Peace Collection brings Rustin exhibit to McCabe

Courtesy of diabeticradio.com.

McCabe Library is currently displaying an exhibition on the life and work of renowned social activist Bayard Rustin. The exhibit is entitled “Bayard Rustin: Passionate Prophet for Racial Equality, Peace and Social Justice” and will remain on display on McCabe’s first floor until June 15. The materials featured in the exhibit were drawn entirely from Swarthmore College’s world-renowned Peace Collection.

Rustin, a native of West Chester, PA and a Quaker, was born in 1912. He was a pacifist, conscientious objector, early freedom rider, anti-nuclear activist, internationalist, worker for racial equality and supporter of gay rights, most famous for his prominent role in the American Civil Rights movement.
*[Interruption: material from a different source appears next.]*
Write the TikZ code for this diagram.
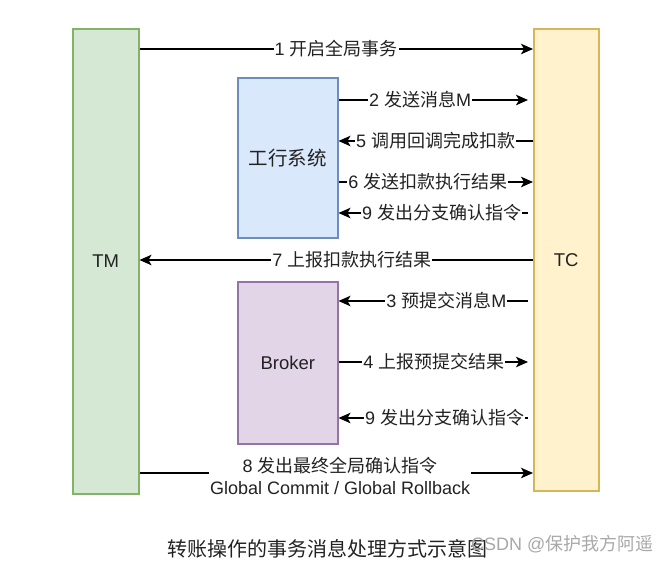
\documentclass[tikz,border=0pt]{standalone}
\usepackage{fontspec}
\setmainfont{Liberation Sans}
\newfontfamily\cjk{Noto Sans CJK SC}
\usetikzlibrary{arrows.meta}
\definecolor{tmfill}{HTML}{D5E8D4}
\definecolor{tmline}{HTML}{82B366}
\definecolor{tcfill}{HTML}{FFF2CC}
\definecolor{tcline}{HTML}{D6B656}
\definecolor{icfill}{HTML}{DAE8FC}
\definecolor{icline}{HTML}{6C8EBF}
\definecolor{brfill}{HTML}{E1D5E7}
\definecolor{brline}{HTML}{9673A6}
\definecolor{txt}{HTML}{222222}
\definecolor{wm}{HTML}{A8A8A8}
\tikzset{
  lane/.style={draw, line width=1.5pt, anchor=north west, inner sep=0pt, text=txt,
    font=\fontsize{18.5}{22}\selectfont},
  arr/.style={line width=1.5pt, -{Stealth[length=12pt,width=10.5pt,inset=3pt]}},
  gapend/.style={shorten >=5pt},
  gapstart/.style={shorten <=5pt},
  lbl/.style={fill=white, inner sep=1pt, text=txt, font=\fontsize{18}{22}\selectfont}
}
\begin{document}
\begin{tikzpicture}[x=1pt,y=-1pt]
\useasboundingbox (0,0) rectangle (669,563);
\node[lane, fill=tmfill, draw=tmline, minimum width=66pt, minimum height=465pt] (tm) at (72,28) {TM};
\node[lane, fill=tcfill, draw=tcline, minimum width=65pt, minimum height=462pt] (tc) at (533,28) {TC};
\node[lane, fill=icfill, draw=icline, minimum width=100pt, minimum height=160pt, font=\fontsize{19.5}{22}\selectfont] (ic) at (237,77) {\cjk 工行系统};
\node[lane, fill=brfill, draw=brline, minimum width=100pt, minimum height=162pt] (br) at (237,281) {Broker};

\draw[arr] (tm.east |- 0,49) -- node[lbl, pos=0.5]{1 {\cjk 开启全局事务}} (tc.west |- 0,49);
\draw[arr, gapend] (ic.east |- 0,100) -- node[lbl, pos=0.42]{2 {\cjk 发送消息}M} (tc.west |- 0,100);
\draw[arr] (tc.west |- 0,141) -- node[lbl, pos=0.5]{5 {\cjk 调用回调完成扣款}} (ic.east |- 0,141);
\draw[arr] (ic.east |- 0,182) -- node[lbl, pos=0.46]{6 {\cjk 发送扣款执行结果}} (tc.west |- 0,182);
\draw[arr, gapstart] (tc.west |- 0,213) -- node[lbl, pos=0.47]{9 {\cjk 发出分支确认指令}} (ic.east |- 0,213);
\draw[arr] (tc.west |- 0,260) -- node[lbl, pos=0.46]{7 {\cjk 上报扣款执行结果}} (tm.east |- 0,260);
\draw[arr, gapstart] (tc.west |- 0,301) -- node[lbl, pos=0.445]{3 {\cjk 预提交消息}M} (br.east |- 0,301);
\draw[arr, gapend] (br.east |- 0,362) -- node[lbl, pos=0.49]{4 {\cjk 上报预提交结果}} (tc.west |- 0,362);
\draw[arr, gapstart] (tc.west |- 0,418) -- node[lbl, pos=0.455]{9 {\cjk 发出分支确认指令}} (br.east |- 0,418);
\draw[arr] (tm.east |- 0,473) -- node[lbl, pos=0.51, yshift=-3pt, align=center, font=\fontsize{18}{22}\selectfont]{8 {\cjk 发出最终全局确认指令}\\Global Commit / Global Rollback} (tc.west |- 0,473);

\node[text=txt, font=\fontsize{20}{22}\selectfont\cjk] (cap) at (327,549) {转账操作的事务消息处理方式示意图};
\node[text=wm, font=\fontsize{18}{20}\selectfont, anchor=east] (wmk) at (657,544) {CSDN @{\cjk 保护我方阿遥}};
\end{tikzpicture}
\end{document}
He was a mentor for Dr. Martin Luther King, Jr. and the chief organizer of the 1963 March on Washington for Jobs and Freedom, where King made his immortal “I Have a Dream” Speech.

Throughout his life, Rustin espoused a philosophy of nonviolence, advocating for the use of nonviolent practices of resistance in both the Civil Rights movement and other protest movements.

His influence was most profoundly felt through the techniques of non-violent resistance that he taught to Dr. King and other leaders of the 1950s movement and which he implemented in his role as a key strategist for the movement in the 1960s.

Head Peace Collection Librarian and curator of the exhibit Wendy Chmielewski remarked that popular interest was a major inspiration for its assembly.

“Because 2012 marks the centenary year of his birth, we had a lot of inquiries from people interested in seeing an exhibition on his life and work,” said Chmielewski.

On display in the exhibit’s glass cases are a wide variety of documents and artifacts chronicling Rustin’s dedicated and profuse work in the pursuit of social justice in diverse areas.

In addition to important documents, the exhibit also highlight’s Rustin’s musical and artistic interests. LP recordings of Rustin performing spirituals and songs from both American folk and English Elizabethan traditions as well as sheet music for the Rustin-composed protest song “You Don’t Have to Ride Jim Crow” are notable features.

Chmielewski stated that the expansive holds of the Peace Collection afforded a wide array of significant primary material for display.

“Rustin was active in many different movements and his lifelong commitment to non-violent social change assured that a wealth of material pertaining to his work have been archived in the Peace Collection,” said Chmielewski.

Friends Librarian Chris Densmore noted that Rustin may have been the originator of the oft-repeated phrase, “Speak Truth to Power,” stating that “Wendy has researched the origins of that phrase which originally appeared in a Quaker pamphlet but now seems to be used almost everywhere.”

In addition to his relation to nearby West Chester and the Quaker community, Rustin has strong historical connections to the college, which hosted him as a guest speaker in the fall of 1949 at a Collection.

There, Rustin spoke about his experiences in the Journey of Reconciliation of 1947, a protest against segregation in interstate transportation that would inspire and serve as a model for the Freedom Ride protests of the 1950s.

In a retrospective article appearing in the March 2012 issue of Friends Journal, copies of which are featured with the exhibit, Swarthmore graduate Newton Garver ’51 reflected on Rustin’s Collection speech and on his resonant words concerning the effectiveness of non-violence.

Garver praised Rustin and his associates in social activism as “seasoned veterans of direct action who knew better than most people how to absorb unjust violence without either a cowardly or a violent response.”